Namun, sikap bupati berkata lain. Diceritakan saksi, pada tanggal 26 Juli 2006, Bupati mengatakan dirinya tidak usah ikut-ikutan. Tanggal 21 Juli 2006, pencairan dana dari kas daerah.
“Rinciannya begini, pinjaman dana DTT dari 0 sampai 100 juta kepada dinas, Rp 100-Rp 500 juta ke Sekda. Dan Rp 500 juta ke atas, langsung ke Bupati. Pengeluaran dana pinjaman memang tercatat dalam DTT. Itu bisa dikeluarkan jika penempatan modal telah disahkan, tetapi oleh Bapak Bupati diperintahkan cair sebelum disahkan,” tukasnya.

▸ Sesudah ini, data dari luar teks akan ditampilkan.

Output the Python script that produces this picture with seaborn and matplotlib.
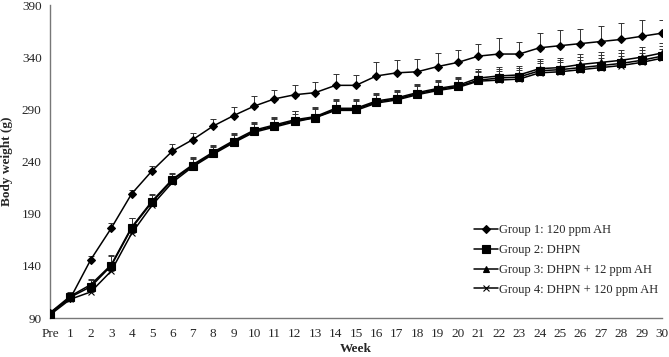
import pandas as pd
import numpy as np
import seaborn as sns
import matplotlib.pyplot as plt
plt.switch_backend('agg')

weeks = list(range(0, 31))
week_labels = ['Pre'] + [str(i) for i in range(1, 31)]
groups = ['Group 1: 120 ppm AH', 'Group 2: DHPN', 'Group 3: DHPN + 12 ppm AH', 'Group 4: DHPN + 120 ppm AH']

g1 = [95, 109, 146, 176, 209, 231, 250, 261, 274, 284, 293, 300, 304, 306, 313, 313,
      322, 325, 326, 331, 335, 341, 343, 343, 349, 351, 353, 355, 357, 360, 363]
g2 = [94, 110, 120, 140, 176, 201, 222, 236, 248, 259, 269, 274, 279, 282, 290, 290,
      297, 300, 305, 309, 312, 318, 320, 321, 327, 328, 330, 332, 334, 337, 341]
g3 = [95, 111, 122, 141, 177, 202, 223, 237, 249, 260, 270, 275, 280, 283, 291, 291,
      298, 301, 306, 310, 313, 320, 322, 323, 329, 330, 333, 335, 337, 340, 344]
g4 = [93, 108, 115, 135, 171, 198, 220, 235, 247, 258, 268, 273, 278, 282, 289, 289,
      296, 299, 304, 308, 311, 317, 318, 319, 325, 326, 328, 330, 332, 335, 339]

e1 = [2, 5, 3, 5, 4, 5, 7, 6, 7, 8, 10, 9, 9, 10, 11, 10,
      13, 12, 12, 13, 12, 12, 15, 12, 14, 15, 14, 15, 16, 16, 13]
e2 = [2, 4, 6, 10, 10, 7, 6, 7, 7, 7, 8, 8, 9, 9, 9, 9,
      8, 8, 8, 8, 8, 9, 9, 9, 9, 9, 10, 10, 10, 10, 10]
e3 = [2, 4, 5, 8, 9, 7, 6, 7, 7, 7, 8, 8, 8, 9, 9, 9,
      8, 8, 8, 8, 8, 9, 9, 9, 9, 9, 10, 10, 10, 10, 10]
e4 = [2, 4, 5, 7, 8, 7, 6, 7, 7, 7, 8, 8, 8, 8, 9, 9,
      8, 8, 8, 8, 8, 9, 9, 9, 9, 9, 9, 9, 9, 9, 9]

sns.set_style('white')
plt.rcParams['font.family'] = ['Liberation Serif', 'DejaVu Serif']

values = [g1, g2, g3, g4]
errors = [e1, e2, e3, e4]
df = pd.DataFrame()
for name, vals in zip(groups, values):
    df_tmp = pd.DataFrame({'Week': weeks, 'Weight': vals})
    df_tmp['Group'] = name
    df = pd.concat([df, df_tmp])
df = df.reset_index(drop=True)

fig = plt.figure(figsize=(6.69, 3.57), dpi=100)
ax = fig.add_axes([50 / 669, 1 - 318 / 357, 612 / 669, 313 / 357])

# upper error bars only
for vals, err in zip(values, errors):
    ax.errorbar(weeks, vals, yerr=[np.zeros(len(err)), err], fmt='none',
                ecolor='#333333', elinewidth=0.7, capsize=2, capthick=0.7, zorder=1)

markers = {groups[0]: 'D', groups[1]: 's', groups[2]: '^', groups[3]: 'x'}
sizes = {groups[0]: 4, groups[1]: 6, groups[2]: 5, groups[3]: 5}
for name in groups:
    sub = df[df['Group'] == name]
    sns.lineplot(data=sub, x='Week', y='Weight', ax=ax, color='black', linewidth=1.1,
                 marker=markers[name], markersize=sizes[name], markeredgecolor='black',
                 markeredgewidth=0.8, label=name, zorder=3)

ax.set_xlim(0, 30)
ax.set_ylim(90, 390)
ax.set_xticks(weeks)
ax.set_xticklabels(week_labels)
ax.set_yticks(range(90, 391, 50))
ax.tick_params(axis='both', direction='in', length=3, color='#777777', labelsize=9.5)
ax.tick_params(axis='x', pad=7)
ax.tick_params(axis='y', pad=6)
for side in ['top', 'right']:
    ax.spines[side].set_visible(False)
for side in ['left', 'bottom']:
    ax.spines[side].set_color('#777777')
    ax.spines[side].set_linewidth(1.0)

ax.set_xlabel('Week', fontsize=9.5, fontweight='bold', labelpad=2)
ax.set_ylabel('Body weight (g)', fontsize=9.5, fontweight='bold', labelpad=6)

ax.legend(loc='upper left', bbox_to_anchor=(0.685, 0.315), frameon=False, fontsize=9,
          handlelength=1.9, handletextpad=0.05, labelspacing=0.62, borderaxespad=0)

plt.savefig('out.png', dpi=100)
plt.close()
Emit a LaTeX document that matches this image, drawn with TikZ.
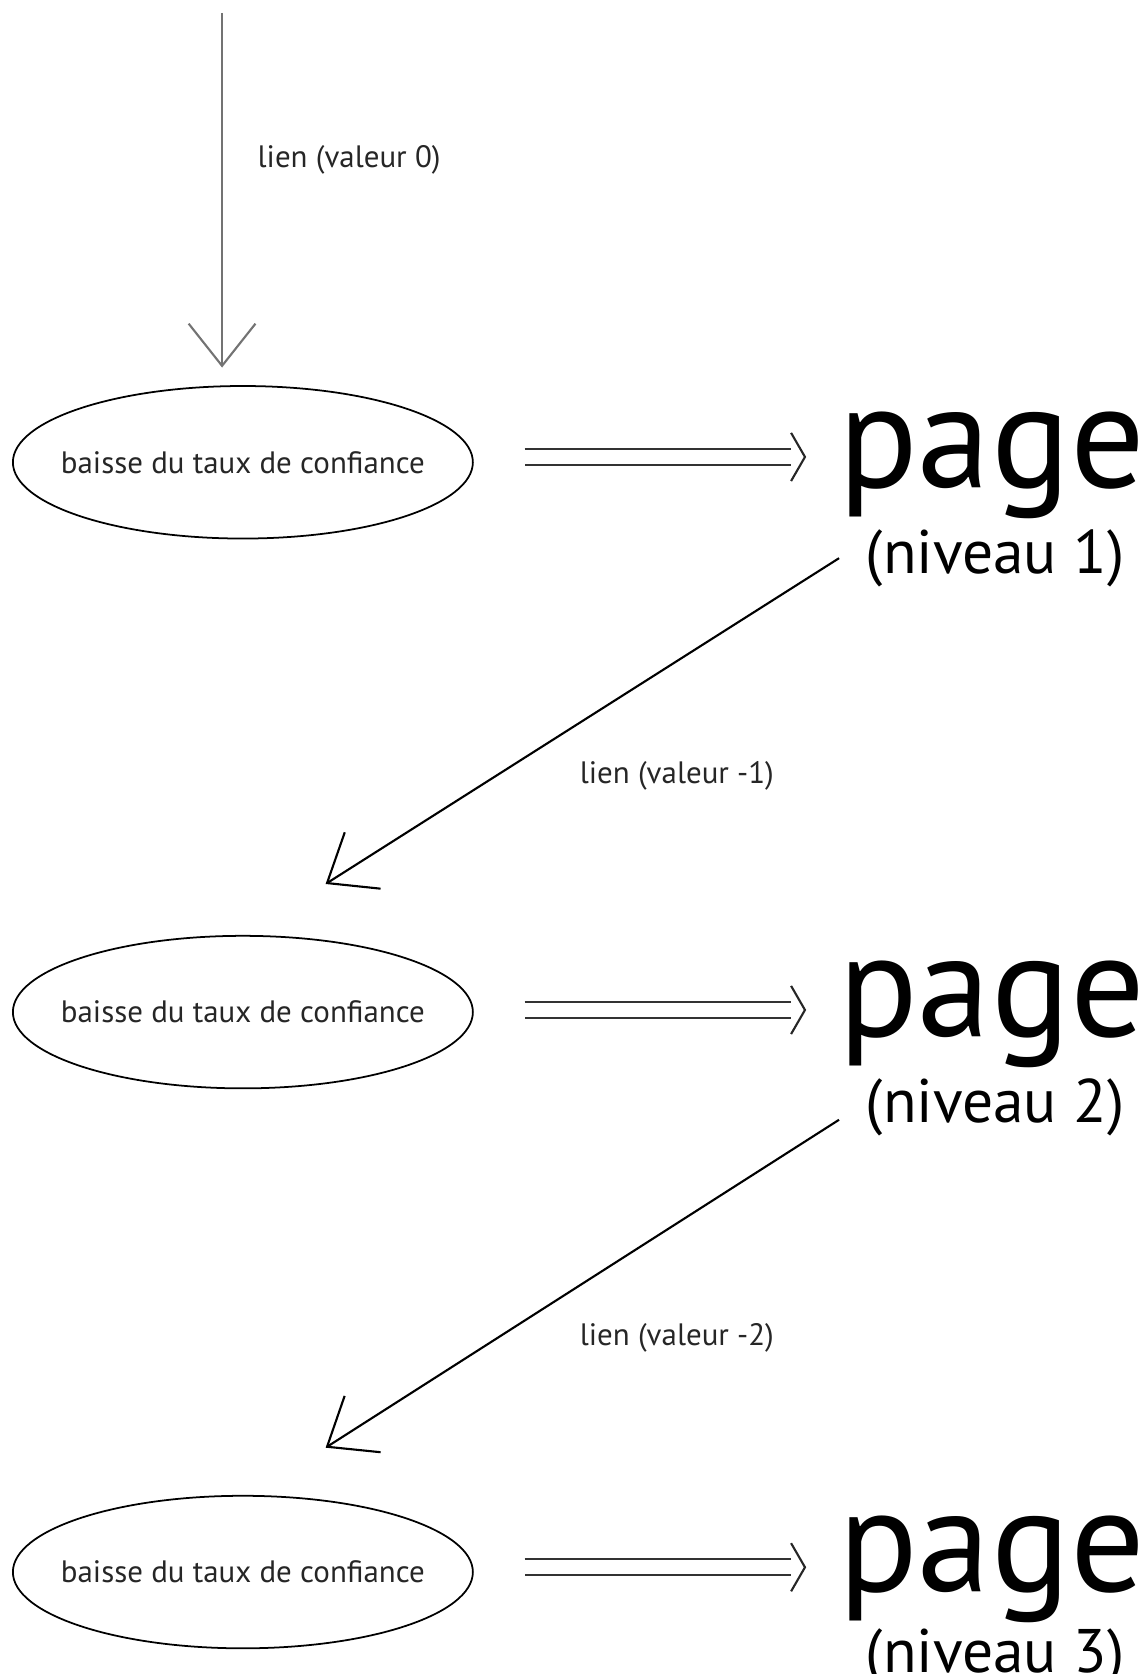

Kuasa hukum Salim, Ahmad Hadi Prayitno menyangsikan keterangan Masykuri. Menurutnya, dana awal penyertaan modal bukan berasal dari DTT, melainkan pinjaman dari pos Pengeluaran Tidak Tersangka (PTT). Kedua program itu adalah mata anggaran yang bebeda dengan peraturan yang berbeda pula.
Menurutnya, PTT adalah anggaran yang digunakan untuk membiayai pengeluaran yang sifatnya tidak tersangka.
"Disediakan dalam bagian anggaran tersendiri, yang dikelola oleh Bendahara Umum Daerah yaitu Kepala Bagian Keuangan," ucapnya.
Namun, Masykuri menegaskan bahwa dua pos anggaran dimaksud jaksa adalah sama. “Pos alokasi DTT atau PTT sama. Semuanya intinya sama, alokasi dana untuk tak tersangka atau tak terduga,” pungkasnya.